The success of gamification proves learning can be fun. The industry has burgeoned from $1.7 billion and is expected to reach $23 billion by 2022. A versatile learning technology, gamification can be used to learn a wide range of subjects. What makes gamification so effective is that students learn by playing games which keeps them engaged, having fun yet all the while they’re mastering new topics. So unlike reading from boring textbooks, gamification is an exciting way to make learning happen.
What’s Gamification?
Nearly every subject can be learned by playing games built on related content. For instance, gamification allows students preparing for engineering exams to visualise engineering problems and grasp concepts intuitively. Learning in this manner is far superior to learning from a book because gamification makes what otherwise could only be expressed using nuanced language visually clear and almost tactile. Therefore, concepts that without gamification would take hours to grasp can be grasped in minutes with it.
How Gamification Helps
Learning happens by making mistakes; only a rare few geniuses can grasp concepts the first time they encounter them. Using paper and pen to learn isn’t the most efficient way to learn anymore. Gamification allows students to give quizzes that are fun and engaging. Unlike a drab paper and pen quiz, a quiz given on gamification platforms is immersive, challenging, and fun. Students are so immersed in such quizzes that learning which otherwise was dreary becomes fun. When students giving such quizzes make mistakes, they are prompted allowing them to learn because their mistake is pointed out. But there is much more to gamification because like any game it is competitive as well.

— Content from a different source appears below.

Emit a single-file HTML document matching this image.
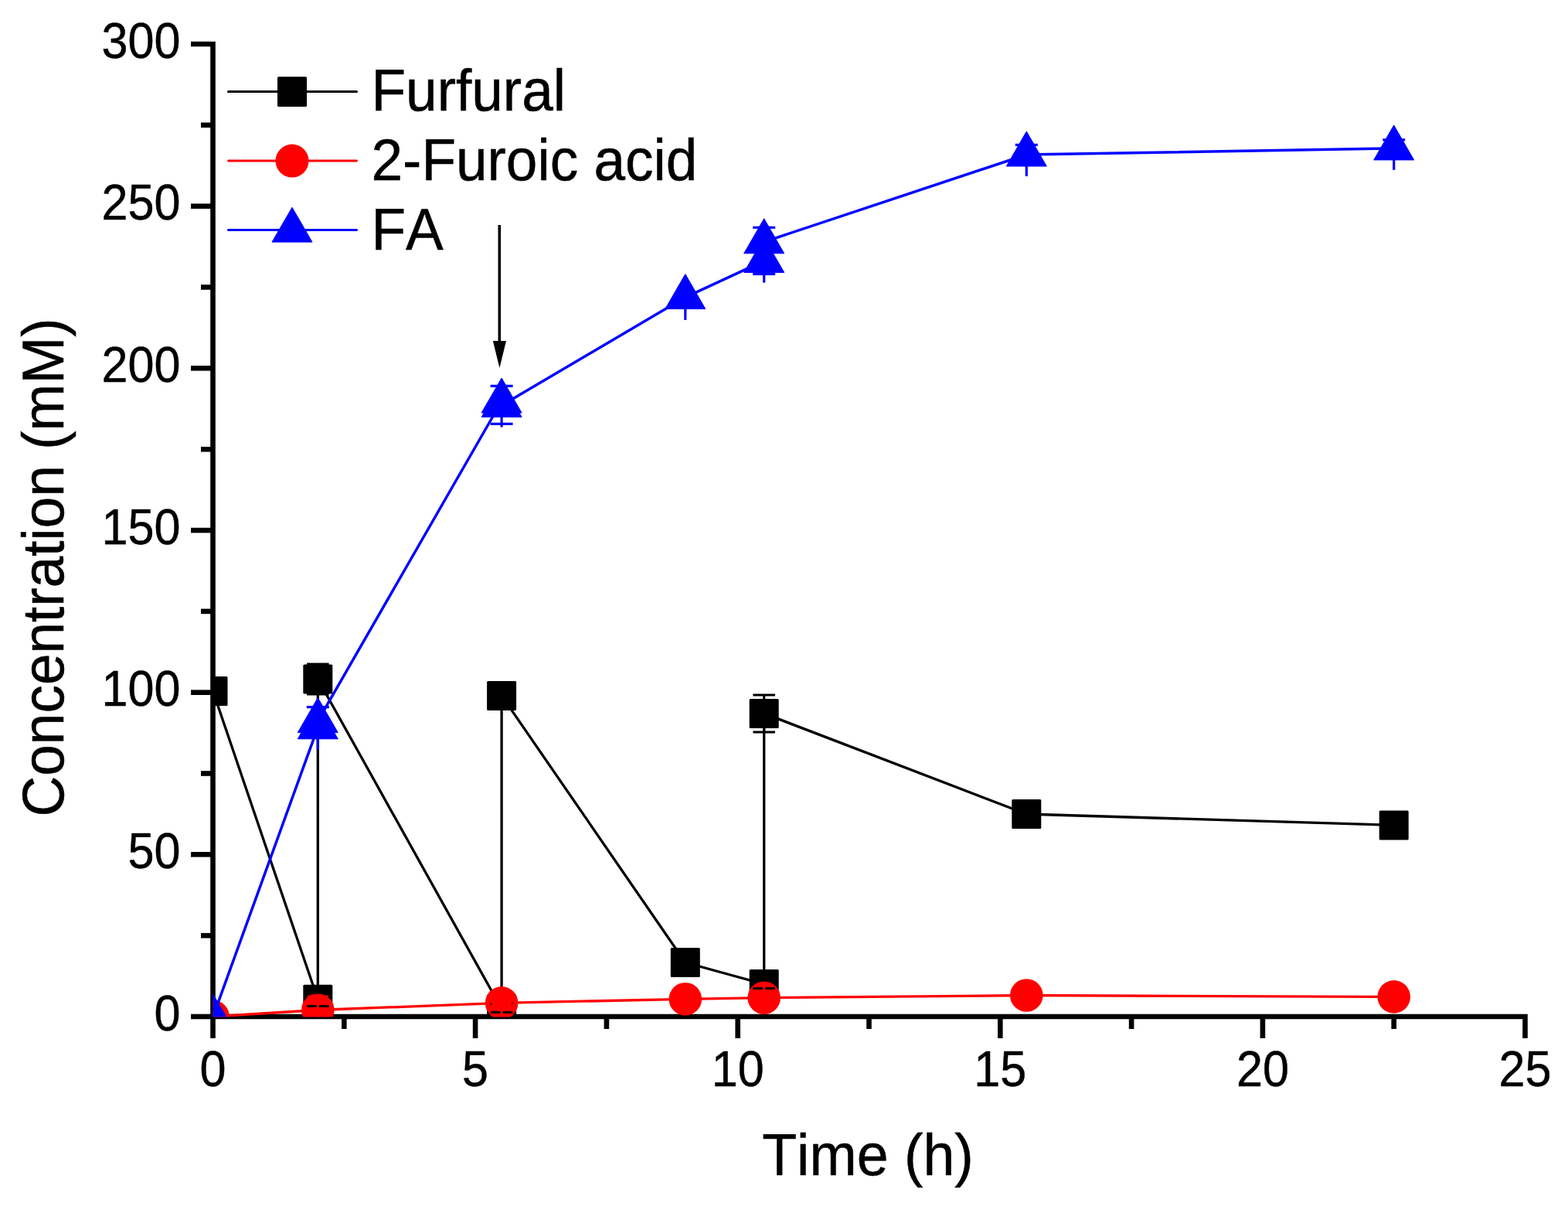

Gamification Evokes a Competitive Spirit
Students who regularly go to class may not benefit as much from being taught by professors as they do by competing with each other. Friendly competition is a great way to learn and nothing brings such competition to the surface better than gamification. Students who learn in such an environment become self-motivated to learn because they are competing not only with others but also with themselves. The questions asked by gamification engines and the objective, detailed, quantified results they produce allow students to compete with themselves. There are other advantages as well. Often students using textbooks stare for hours at a single page. With gamification based learning not a single minute is wasted.
Learning in Groups
Just as competing is a great way to learn, so is collaborating. Gamification allows students to learn from each other. When students work in groups they exchange ideas. Some students who understand a topic well will teach those will a less clear understanding of how to solve problems. Because only a few students are experts in every topic, gamification creates a platform where students with unique abilities benefit from each other’s knowledge. What also makes gamification so exciting is that every student’s expertise can be applied to problems’; this helps students gain deeper insights into concepts underlying problems. Such a collaborative atmosphere is harder to create without gamification platforms.
Learning Sans Boundaries
Traditionally learning happens only during school, college, or tuition which is very limiting because the resources in each of these places are limited. However, gamification allows learning to happen anytime and anywhere. Furthermore, it allows a large number of students to share their ideas and solutions leading to superior learning outcomes than traditional learning.
Makes Learning a Daily Practice
Mastering a single subject takes years of daily practice and many students are held back because they’re required to study using material that is dull and uninspiring. Reading from books is often boring even for the learned. Here gamification has a clear advantage because learning on it is addictive. Students who learn using gamification keep coming back to it. This is a huge leap forward from traditional learning which often drives students away from learning.